Stored entries:
[start]
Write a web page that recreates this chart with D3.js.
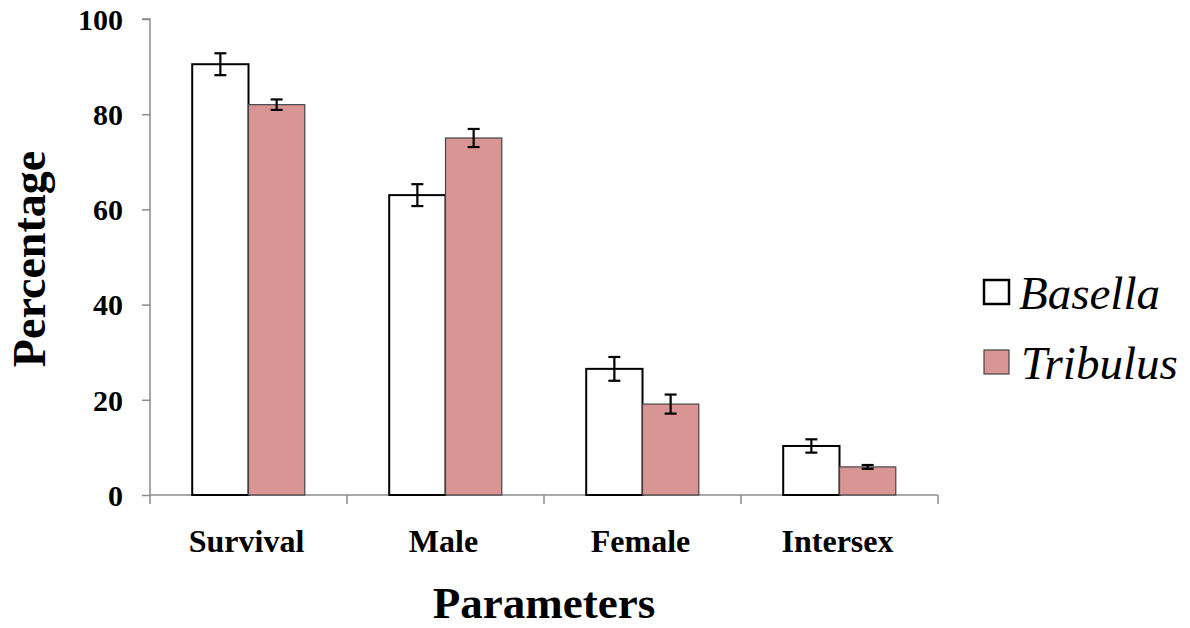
<!DOCTYPE html>
<html><head><meta charset="utf-8">
<script src="https://cdn.jsdelivr.net/npm/d3@7"></script>
<style>body{margin:0;background:#fff}</style>
</head><body>
<svg id="c" width="1190" height="628"></svg>
<script>
const categories = ["Survival", "Male", "Female", "Intersex"];
const seriesNames = ["Basella", "Tribulus"];
const basellaValues = [90.5, 63.0, 26.5, 10.3];
const basellaErrors = [2.3, 2.3, 2.5, 1.4];
const tribulusValues = [82.0, 75.0, 19.1, 5.9];
const tribulusErrors = [1.1, 1.9, 2.0, 0.4];
const yTicks = [0, 20, 40, 60, 80, 100];
const colors = ["#ffffff", "#d99594"];

(function () {
const svg = d3.select("#c");
const pLeft = 150, pRight = 938, pTop = 19, pBottom = 495;
const x = d3.scaleBand().domain(categories).range([pLeft, pRight]).paddingInner(0).paddingOuter(0);
const inner = d3.scaleBand().domain(seriesNames).range([0, x.bandwidth()]).paddingOuter(0.75).paddingInner(0);
const y = d3.scaleLinear().domain([0, 100]).range([pBottom, pTop]);

const font = "'Liberation Serif', 'Times New Roman', serif";
const italicFont = "'Liberation Serif', 'DejaVu Serif', serif";

// y axis
const yAxis = svg.append("g").attr("transform", `translate(${pLeft},0)`)
  .call(d3.axisLeft(y).tickValues(yTicks).tickSize(8).tickPadding(19));
yAxis.select(".domain").attr("stroke", "#8c8c8c").attr("stroke-width", 1.5).attr("d", `M-8,${pTop}H0V${pBottom}`);
yAxis.selectAll(".tick line").attr("stroke", "#8c8c8c").attr("stroke-width", 1.5);
yAxis.selectAll(".tick text").attr("font-family", font).attr("font-weight", "bold").attr("font-size", 30).attr("fill", "#000").attr("dy", "0.34em");

// x axis
const xAxis = svg.append("g").attr("transform", `translate(0,${pBottom})`)
  .call(d3.axisBottom(x).tickSize(0));
xAxis.select(".domain").attr("stroke", "#8c8c8c").attr("stroke-width", 1.5).attr("d", `M${pLeft},0H${pRight}`);
xAxis.selectAll(".tick text").attr("font-family", font).attr("font-weight", "bold").attr("font-size", 32)
  .attr("fill", "#000").attr("y", 57).attr("dy", 0).attr("dx", -2);
const bounds = categories.map(c => x(c)).concat([pRight]);
xAxis.selectAll(".bnd").data(bounds).enter().append("line")
  .attr("x1", d => d).attr("x2", d => d).attr("y1", 0).attr("y2", 9)
  .attr("stroke", "#8c8c8c").attr("stroke-width", 1.5);

// bars
const data = [];
categories.forEach((c, i) => {
  data.push({c, s: "Basella", v: basellaValues[i], e: basellaErrors[i], k: 0});
  data.push({c, s: "Tribulus", v: tribulusValues[i], e: tribulusErrors[i], k: 1});
});
svg.append("g").selectAll("rect").data(data).enter().append("rect")
  .attr("x", d => x(d.c) + inner(d.s))
  .attr("y", d => y(d.v))
  .attr("width", inner.bandwidth())
  .attr("height", d => y(0) - y(d.v))
  .attr("fill", d => colors[d.k])
  .attr("stroke", d => d.k === 0 ? "#000" : "#444")
  .attr("stroke-width", d => d.k === 0 ? 2 : 1.2);

// error bars
const eg = svg.append("g").attr("stroke", "#000").attr("stroke-width", 2.2);
data.forEach(d => {
  const cx = x(d.c) + inner(d.s) + inner.bandwidth() / 2;
  const y1 = y(d.v + d.e), y2 = y(d.v - d.e);
  eg.append("line").attr("x1", cx).attr("x2", cx).attr("y1", y1).attr("y2", y2);
  eg.append("line").attr("x1", cx - 6).attr("x2", cx + 6).attr("y1", y1).attr("y2", y1);
  eg.append("line").attr("x1", cx - 6).attr("x2", cx + 6).attr("y1", y2).attr("y2", y2);
});

// axis titles
svg.append("text").attr("x", 544).attr("y", 618).attr("text-anchor", "middle")
  .attr("font-family", font).attr("font-weight", "bold").attr("font-size", 45).text("Parameters");
svg.append("text").attr("transform", "translate(45,259) rotate(-90)").attr("text-anchor", "middle")
  .attr("font-family", font).attr("font-weight", "bold").attr("font-size", 46).text("Percentage");

// legend
const lg = svg.append("g");
seriesNames.forEach((s, i) => {
  const yy = 280 + i * 70;
  lg.append("rect").attr("x", 984).attr("y", yy).attr("width", 25).attr("height", 24)
    .attr("fill", colors[i]).attr("stroke", i === 0 ? "#000" : "#444").attr("stroke-width", i === 0 ? 2.5 : 1.2);
  lg.append("text").attr("x", 1019 + i * 2).attr("y", yy + 29)
    .attr("font-family", italicFont).attr("font-style", "italic").attr("font-weight", "normal")
    .attr("font-size", 47).attr("fill", "#000").text(s);
});
})();
</script>
</body></html>
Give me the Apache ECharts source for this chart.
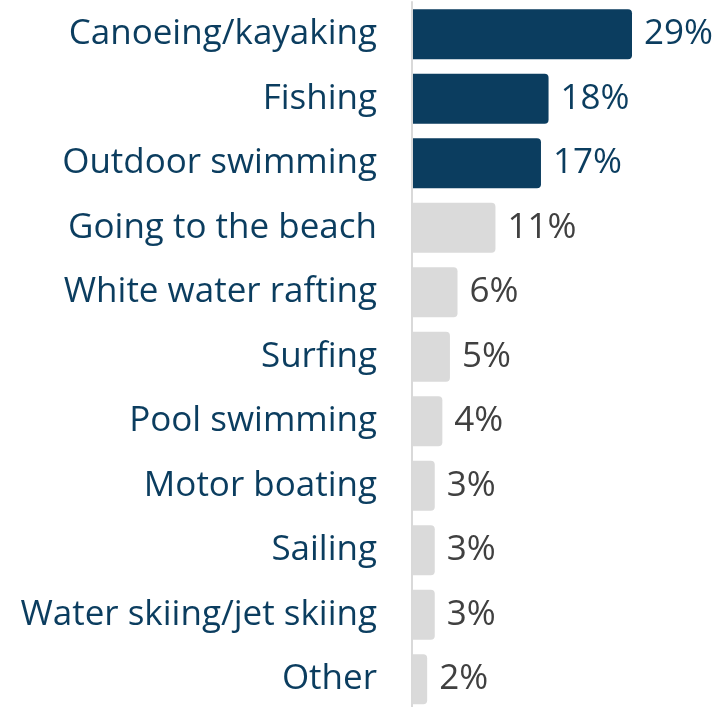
[end]
GOAL OF THE EXERCISE:
Extract every line of the data exactly; pictures stay out.

RESULT OF THIS EXERCISE:
Write a web page that recreates this chart with D3.js.
<!DOCTYPE html>
<html><head><meta charset="utf-8">
<script src="https://cdn.jsdelivr.net/npm/d3@7"></script>
<style>body{margin:0;background:#fff}</style>
</head><body>
<svg id="c" width="1190" height="628"></svg>
<script>
const categories = ["Survival", "Male", "Female", "Intersex"];
const seriesNames = ["Basella", "Tribulus"];
const basellaValues = [90.5, 63.0, 26.5, 10.3];
const basellaErrors = [2.3, 2.3, 2.5, 1.4];
const tribulusValues = [82.0, 75.0, 19.1, 5.9];
const tribulusErrors = [1.1, 1.9, 2.0, 0.4];
const yTicks = [0, 20, 40, 60, 80, 100];
const colors = ["#ffffff", "#d99594"];

(function () {
const svg = d3.select("#c");
const pLeft = 150, pRight = 938, pTop = 19, pBottom = 495;
const x = d3.scaleBand().domain(categories).range([pLeft, pRight]).paddingInner(0).paddingOuter(0);
const inner = d3.scaleBand().domain(seriesNames).range([0, x.bandwidth()]).paddingOuter(0.75).paddingInner(0);
const y = d3.scaleLinear().domain([0, 100]).range([pBottom, pTop]);

const font = "'Liberation Serif', 'Times New Roman', serif";
const italicFont = "'Liberation Serif', 'DejaVu Serif', serif";

// y axis
const yAxis = svg.append("g").attr("transform", `translate(${pLeft},0)`)
  .call(d3.axisLeft(y).tickValues(yTicks).tickSize(8).tickPadding(19));
yAxis.select(".domain").attr("stroke", "#8c8c8c").attr("stroke-width", 1.5).attr("d", `M-8,${pTop}H0V${pBottom}`);
yAxis.selectAll(".tick line").attr("stroke", "#8c8c8c").attr("stroke-width", 1.5);
yAxis.selectAll(".tick text").attr("font-family", font).attr("font-weight", "bold").attr("font-size", 30).attr("fill", "#000").attr("dy", "0.34em");

// x axis
const xAxis = svg.append("g").attr("transform", `translate(0,${pBottom})`)
  .call(d3.axisBottom(x).tickSize(0));
xAxis.select(".domain").attr("stroke", "#8c8c8c").attr("stroke-width", 1.5).attr("d", `M${pLeft},0H${pRight}`);
xAxis.selectAll(".tick text").attr("font-family", font).attr("font-weight", "bold").attr("font-size", 32)
  .attr("fill", "#000").attr("y", 57).attr("dy", 0).attr("dx", -2);
const bounds = categories.map(c => x(c)).concat([pRight]);
xAxis.selectAll(".bnd").data(bounds).enter().append("line")
  .attr("x1", d => d).attr("x2", d => d).attr("y1", 0).attr("y2", 9)
  .attr("stroke", "#8c8c8c").attr("stroke-width", 1.5);

// bars
const data = [];
categories.forEach((c, i) => {
  data.push({c, s: "Basella", v: basellaValues[i], e: basellaErrors[i], k: 0});
  data.push({c, s: "Tribulus", v: tribulusValues[i], e: tribulusErrors[i], k: 1});
});
svg.append("g").selectAll("rect").data(data).enter().append("rect")
  .attr("x", d => x(d.c) + inner(d.s))
  .attr("y", d => y(d.v))
  .attr("width", inner.bandwidth())
  .attr("height", d => y(0) - y(d.v))
  .attr("fill", d => colors[d.k])
  .attr("stroke", d => d.k === 0 ? "#000" : "#444")
  .attr("stroke-width", d => d.k === 0 ? 2 : 1.2);

// error bars
const eg = svg.append("g").attr("stroke", "#000").attr("stroke-width", 2.2);
data.forEach(d => {
  const cx = x(d.c) + inner(d.s) + inner.bandwidth() / 2;
  const y1 = y(d.v + d.e), y2 = y(d.v - d.e);
  eg.append("line").attr("x1", cx).attr("x2", cx).attr("y1", y1).attr("y2", y2);
  eg.append("line").attr("x1", cx - 6).attr("x2", cx + 6).attr("y1", y1).attr("y2", y1);
  eg.append("line").attr("x1", cx - 6).attr("x2", cx + 6).attr("y1", y2).attr("y2", y2);
});

// axis titles
svg.append("text").attr("x", 544).attr("y", 618).attr("text-anchor", "middle")
  .attr("font-family", font).attr("font-weight", "bold").attr("font-size", 45).text("Parameters");
svg.append("text").attr("transform", "translate(45,259) rotate(-90)").attr("text-anchor", "middle")
  .attr("font-family", font).attr("font-weight", "bold").attr("font-size", 46).text("Percentage");

// legend
const lg = svg.append("g");
seriesNames.forEach((s, i) => {
  const yy = 280 + i * 70;
  lg.append("rect").attr("x", 984).attr("y", yy).attr("width", 25).attr("height", 24)
    .attr("fill", colors[i]).attr("stroke", i === 0 ? "#000" : "#444").attr("stroke-width", i === 0 ? 2.5 : 1.2);
  lg.append("text").attr("x", 1019 + i * 2).attr("y", yy + 29)
    .attr("font-family", italicFont).attr("font-style", "italic").attr("font-weight", "normal")
    .attr("font-size", 47).attr("fill", "#000").text(s);
});
})();
</script>
</body></html>
Give me the Apache ECharts source for this chart.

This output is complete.